Pernyataan ini, disampaikan secara langsung Ramadhan SH, warga asal Kabupaten Dompu, yang saat ini menetap di Jakarta. Ia mengatakan, ada misteri dibalik proses Hukum kasus dugaan korupsi pembangunan gedung Puskesmas Dompu Kota, termasuk penetapan AH sebagai tersangka.
"Ada dugaan kejanggalan dalam penanganan kasus itu (dugaan korupsi pembangunan gedung Puskesmas Dompu Kota,Red," ujarnya.
BACA JUGA: Kejari Dompu Tahan Mantan ASN Dikes
BACA JUGA: Kasus Dugaan Korupsi Pembangunan Gedung Puskesmas Dompu Kota, Keluarga AH Angkat Bicara
Sepengetahuannya, sebelumnya pekerjaan proyek pembangunan fasilitas pelayanan kesehatan ini, itu tidak terlepas dari pengawasan pihak Kejari Dompu, melalui Penandatanganan Nota Kesepakatan tentang Tim Pengawal dan Pengamanan Pemerintahan dan Pembangunan Daerah (TP4D).
"Seingat saya, proyek pembangunan gedung Puskesmas Dompu Kota, dulu dalam pendampingan dan pengawasan Kejari Dompu," ungkapnya.
Pendampingan dan pengawasan yang dilakukan Kejari, terhadap pembangunan di segala sektor, baik secara kuantitatif maupun kualitatif membuka celah terjadinya masalah hukum, sengketa hukum serta perkara hukum.
"Peran Kejari melakukan pendampingan dan pengamanan proyek strategis nasional dan daerah secara profesional dan penuh integritas dengan harapan terwujud proses pengadaan barang-jasa yang tepat mutu, tepat waktu, dan tepat biaya," jelasnya.
BACA JUGA: Pemuda Dompu Minta Pemda Jangan Lepas Tangan Soal Pejabat Terjerat Masalah Hukum
Artinya, Nota Kesepakatan ini mengedepankan pencegahan terhadap adanya pelanggaran. Penandatanganan dimaksudkan untuk semakin meningkatkan hubungan sinergitas, koordinasi dan kerjasama dalam upaya untuk mendorong dan mendukung keberhasilan pembangunan khususnya pembangunan infrastruktur.
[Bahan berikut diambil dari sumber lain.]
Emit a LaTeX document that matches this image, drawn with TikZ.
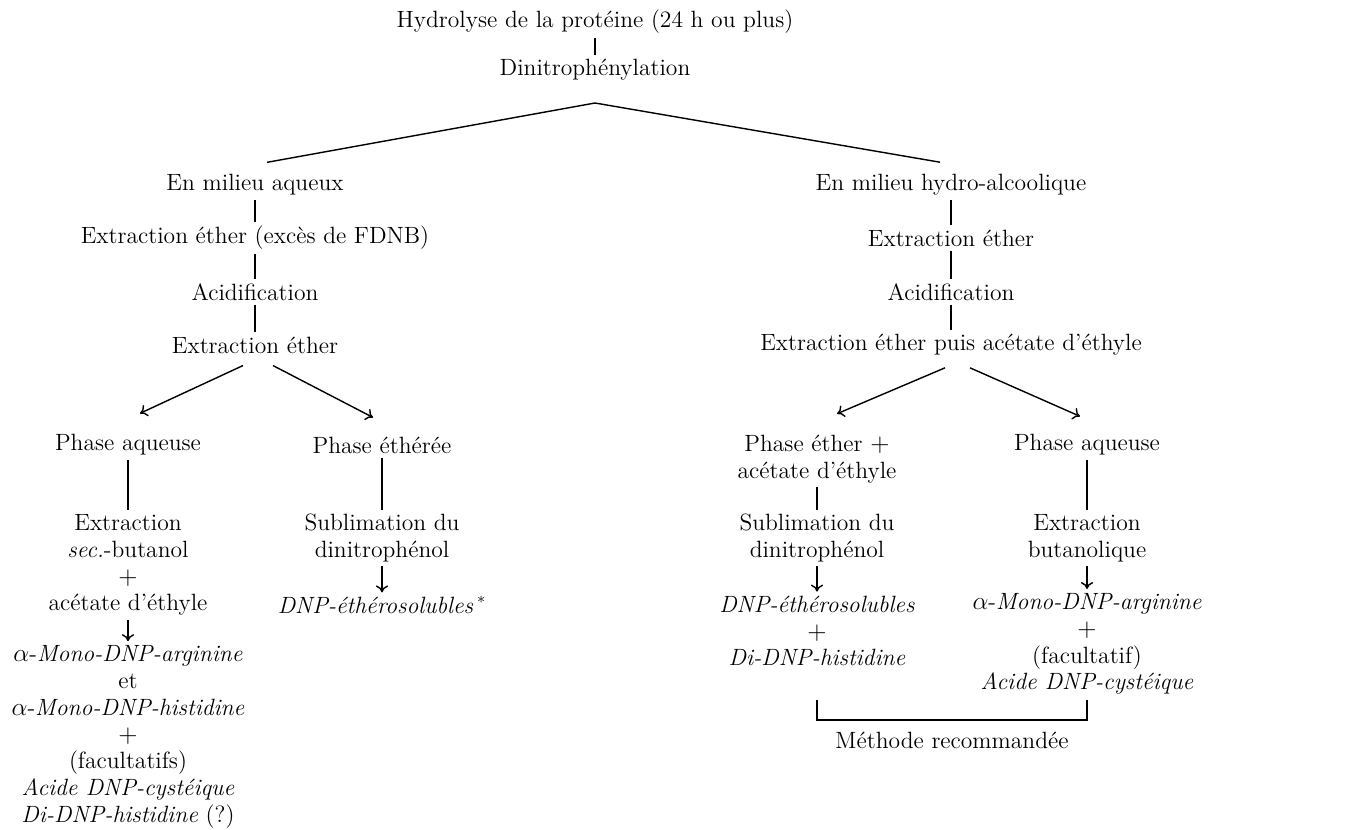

"Kesepakatan itu lebih mengedepankan pencegahan atau hukum preventif. Mencegah lebih baik daripada menindak. Tidak lagi timbul rasa ketakutan dan khawatir bagi pelaksana pembangunan di daerah atau di pusat ketika sudah ada pendampingan dari penegak hukum,” terangnya.
Menurut Ramadhan, TP4D membuktikan ada peran luar biasa Kejari dalam proses dan pelaksanaan pekerjaan proyek pembangunan gedung Puskesmas Dompu Kota. "Ini menandakan Kejari, tentu mengetahui proses awal dan akhir pembangunan fasilitas kesehatan itu," katanya.
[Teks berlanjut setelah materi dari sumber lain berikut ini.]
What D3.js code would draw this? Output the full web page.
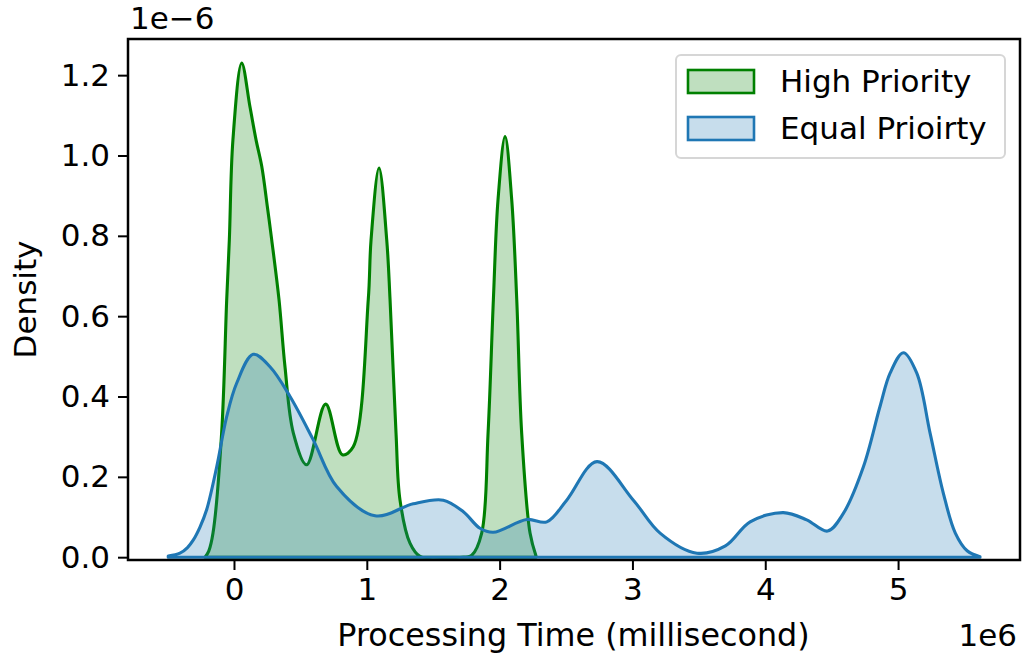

Selain itu, Kejari juga tentu mengetahui adanya Laporan Hasil Pemeriksaan (LHP) Badan Pemeriksa Keuangan (BPK) RI yang sebelumnya menemukan adanya kerugian Negara mencapai Rp.47 Juta dalam pekerjaan proyek tersebut.
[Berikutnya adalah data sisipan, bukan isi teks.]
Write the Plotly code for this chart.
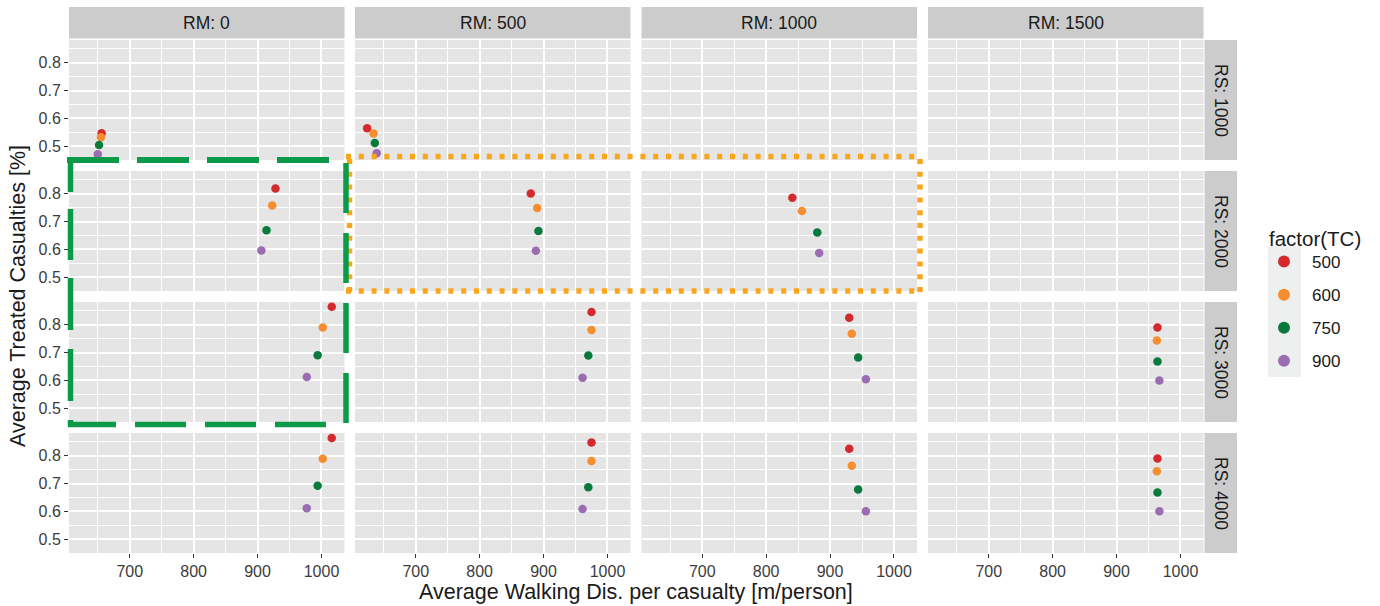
import plotly.graph_objects as go

# ---------------- data ----------------
rm_levels = [0, 500, 1000, 1500]
rs_levels = [1000, 2000, 3000, 4000]
tc_levels = [500, 600, 750, 900]
tc_colors = ["#D42A2D", "#F68D30", "#0A7A3C", "#9A6CB2"]

# panels that contain points (RM, RS)
panel_rm = [0, 0, 0, 0, 500, 500, 500, 500, 1000, 1000, 1000, 1500, 1500]
panel_rs = [1000, 2000, 3000, 4000, 1000, 2000, 3000, 4000, 2000, 3000, 4000, 3000, 4000]

walk_tc500 = [656, 928, 1016, 1016, 624, 880, 975, 975, 841, 930, 930, 964, 964]
treat_tc500 = [0.546, 0.819, 0.865, 0.864, 0.564, 0.801, 0.846, 0.848, 0.786, 0.825, 0.825, 0.790, 0.790]
walk_tc600 = [655, 923, 1002, 1002, 634, 890, 975, 975, 856, 934, 934, 963, 963]
treat_tc600 = [0.532, 0.758, 0.790, 0.789, 0.545, 0.749, 0.781, 0.781, 0.738, 0.768, 0.764, 0.743, 0.744]
walk_tc750 = [652, 914, 994, 994, 636, 892, 970, 970, 880, 944, 944, 964, 964]
treat_tc750 = [0.504, 0.669, 0.690, 0.692, 0.511, 0.666, 0.689, 0.687, 0.661, 0.682, 0.679, 0.668, 0.668]
walk_tc900 = [650, 906, 977, 977, 639, 888, 961, 961, 883, 956, 956, 967, 967]
treat_tc900 = [0.471, 0.596, 0.612, 0.611, 0.474, 0.595, 0.609, 0.608, 0.587, 0.604, 0.600, 0.599, 0.600]

walk_by_tc = [walk_tc500, walk_tc600, walk_tc750, walk_tc900]
treat_by_tc = [treat_tc500, treat_tc600, treat_tc750, treat_tc900]

x_ticks = [700, 800, 900, 1000]
x_minor = [650, 750, 850, 950]
y_ticks = [0.5, 0.6, 0.7, 0.8]
y_minor = [0.55, 0.65, 0.75, 0.85]
x_range = [605, 1036]
y_range = [0.45, 0.882]

# ---------------- layout geometry (pixels) ----------------
W, H = 1380, 606
col_left = [69, 355, 641.5, 928]
col_w = 275.5
row_top = [40, 171, 302, 433]
row_h = 120

def fx(px):
    return px / W

def fy(py):
    return 1 - py / H

FONT = "Liberation Sans, Arial, sans-serif"
TICKFONT = dict(family=FONT, size=16, color="#3C3C3C")
fig = go.Figure()
layout = {}

def axname(k):
    return ("x" if k == 1 else f"x{k}"), ("y" if k == 1 else f"y{k}")

for r, rs in enumerate(rs_levels):
    for c, rm in enumerate(rm_levels):
        k = r * 4 + c + 1
        xr, yr = axname(k)
        xa = "xaxis" if k == 1 else f"xaxis{k}"
        ya = "yaxis" if k == 1 else f"yaxis{k}"
        bottom = (r == 3)
        left = (c == 0)
        layout[xa] = dict(
            domain=[fx(col_left[c]), fx(col_left[c] + col_w)],
            anchor=yr, range=x_range, tickvals=x_ticks,
            showticklabels=bottom, ticks="outside" if bottom else "",
            ticklen=4, tickwidth=1.2, tickcolor="#333333",
            tickfont=TICKFONT,
            showgrid=True, gridcolor="white", gridwidth=1.8,
            zeroline=False, showline=False,
            minor=dict(tickvals=x_minor, showgrid=True, gridcolor="white", gridwidth=0.8, ticks=""),
            fixedrange=True,
        )
        layout[ya] = dict(
            domain=[fy(row_top[r] + row_h), fy(row_top[r])],
            anchor=xr, range=y_range, tickvals=y_ticks,
            tickformat=".1f",
            showticklabels=left, ticks="outside" if left else "",
            ticklen=4, tickwidth=1.2, tickcolor="#333333",
            tickfont=TICKFONT,
            showgrid=True, gridcolor="white", gridwidth=1.8,
            zeroline=False, showline=False,
            minor=dict(tickvals=y_minor, showgrid=True, gridcolor="white", gridwidth=0.8, ticks=""),
            fixedrange=True,
        )

# empty placeholder traces so that every facet panel is drawn
used = set()
for p in range(len(panel_rm)):
    used.add(rs_levels.index(panel_rs[p]) * 4 + rm_levels.index(panel_rm[p]) + 1)
for k in range(1, 17):
    if k not in used:
        xr, yr = axname(k)
        fig.add_trace(go.Scatter(x=[None], y=[None], xaxis=xr, yaxis=yr, mode="markers",
                                 showlegend=False, hoverinfo="skip"))

# points
for t, tc in enumerate(tc_levels):
    first = True
    for p in range(len(panel_rm)):
        c = rm_levels.index(panel_rm[p])
        r = rs_levels.index(panel_rs[p])
        xr, yr = axname(r * 4 + c + 1)
        fig.add_trace(go.Scatter(
            x=[walk_by_tc[t][p]], y=[treat_by_tc[t][p]],
            xaxis=xr, yaxis=yr,
            mode="markers", name=str(tc), legendgroup=str(tc), showlegend=first,
            marker=dict(color=tc_colors[t], size=8.5, line=dict(width=0)),
            cliponaxis=True,
        ))
        first = False

shapes = []
annotations = []
STRIP = "#CCCCCC"
# top strips
for c, rm in enumerate(rm_levels):
    shapes.append(dict(type="rect", xref="paper", yref="paper",
                       x0=fx(col_left[c]), x1=fx(col_left[c] + col_w), y0=fy(38.5), y1=fy(7),
                       fillcolor=STRIP, line=dict(width=0), layer="below"))
    annotations.append(dict(text=f"RM: {rm}", xref="paper", yref="paper",
                            x=fx(col_left[c] + col_w / 2), y=fy(23), showarrow=False,
                            xanchor="center", yanchor="middle",
                            font=dict(family=FONT, size=17.5, color="#1A1A1A")))
# right strips
for r, rs in enumerate(rs_levels):
    shapes.append(dict(type="rect", xref="paper", yref="paper",
                       x0=fx(1204.5), x1=fx(1237), y0=fy(row_top[r] + row_h), y1=fy(row_top[r]),
                       fillcolor=STRIP, line=dict(width=0), layer="below"))
    annotations.append(dict(text=f"RS: {rs}", xref="paper", yref="paper",
                            x=fx(1221), y=fy(row_top[r] + row_h / 2), showarrow=False,
                            textangle=90, xanchor="center", yanchor="middle",
                            font=dict(family=FONT, size=17.5, color="#1A1A1A")))

# legend key background
shapes.append(dict(type="rect", xref="paper", yref="paper",
                   x0=fx(1268), x1=fx(1301), y0=fy(377), y1=fy(246),
                   fillcolor="#EEF0F0", line=dict(width=0), layer="below"))

# highlight frames (annotation overlays)
ORANGE = "#F9A61C"
GREEN = "#0A9A48"
def line(x0, y0, x1, y1, color, width, dash):
    return dict(type="line", xref="paper", yref="paper",
                x0=fx(x0), y0=fy(y0), x1=fx(x1), y1=fy(y1),
                line=dict(color=color, width=width, dash=dash), layer="above")

# orange dotted box
shapes.append(line(346, 156.5, 921, 156.5, ORANGE, 5.5, "5px,7.8px"))
shapes.append(line(920, 159, 920, 293, ORANGE, 5.5, "5px,7.8px"))
shapes.append(line(346, 291, 921, 291, ORANGE, 5.5, "5px,7.8px"))
shapes.append(line(349.5, 159, 349.5, 293, ORANGE, 5.5, "5px,7.8px"))
# green dashed box
shapes.append(line(67, 160, 346, 160, GREEN, 6, "52px,18px"))
shapes.append(line(70.5, 157, 70.5, 427, GREEN, 5.5, "35px,17px,51px,18px,52px,19px,52px,19px,80px"))
shapes.append(line(68, 424.5, 346, 424.5, GREEN, 5.5, "48px,19px,51px,19px,51px,19px,51px,40px"))
shapes.append(line(346, 163, 346, 427, GREEN, 5.5, "50px,20px"))

# axis titles
annotations.append(dict(text="Average Walking Dis. per casualty [m/person]", xref="paper", yref="paper",
                        x=fx(636), y=fy(592), showarrow=False, xanchor="center", yanchor="middle",
                        font=dict(family=FONT, size=21.5, color="#1A1A1A")))
annotations.append(dict(text="Average Treated Casualties [%]", xref="paper", yref="paper",
                        x=fx(18), y=fy(296), showarrow=False, textangle=-90,
                        xanchor="center", yanchor="middle",
                        font=dict(family=FONT, size=21.5, color="#1A1A1A")))
# legend title
annotations.append(dict(text="factor(TC)", xref="paper", yref="paper",
                        x=fx(1267), y=fy(238), showarrow=False, xanchor="left", yanchor="middle",
                        font=dict(family=FONT, size=20.5, color="#1A1A1A")))

fig.update_layout(
    width=W, height=H,
    margin=dict(l=0, r=0, t=0, b=0),
    paper_bgcolor="white", plot_bgcolor="#E5E5E5",
    shapes=shapes, annotations=annotations,
    showlegend=True,
    legend=dict(
        x=fx(1256), y=fy(244), xanchor="left", yanchor="top",
        font=dict(family=FONT, size=17, color="#1A1A1A"),
        bgcolor="rgba(0,0,0,0)", tracegroupgap=8, itemsizing="constant",
        itemwidth=46,
    ),
    **layout,
)

fig.write_html("out.html", config={"displayModeBar": False},
               post_script="document.body.style.margin='0';document.body.style.padding='0';")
"Saya meyakini Kejari juga mengetahui mengenai pembayaran kerugian negara yang sudah dilakukan rekanan pelaksanaan proyek itu, guna menindaklanjuti hasil LHP BPK RI yang sebelumnya disampaikan Inspektorat Dompu. Kalau Kejari mengaku tidak mengetahui dan menyatakan tidak ada pengembalian, pernyataan Kejari perlu dipertanyakan," katanya lagi.
Masih menurut Ramadhan, proses pembangunan gedung Puskesmas Dompu Kota, itu memiliki mekanisme dan aturan. Begitu, pun mengenai adanya LHP BPK. Rekanan diberikan limit waktu untuk menindaklanjuti.
Misalnya, ditemukan kekurang volume pekerjaan, dimana mereka diberikan waktu untuk mengerjakan item yang menjadi kekurangan. Begitu juga, jika terjadi kelebihan pembayaran. Mereka akan diberikan waktu untuk melakukan pengembalian terhadap kelebihan tersebut.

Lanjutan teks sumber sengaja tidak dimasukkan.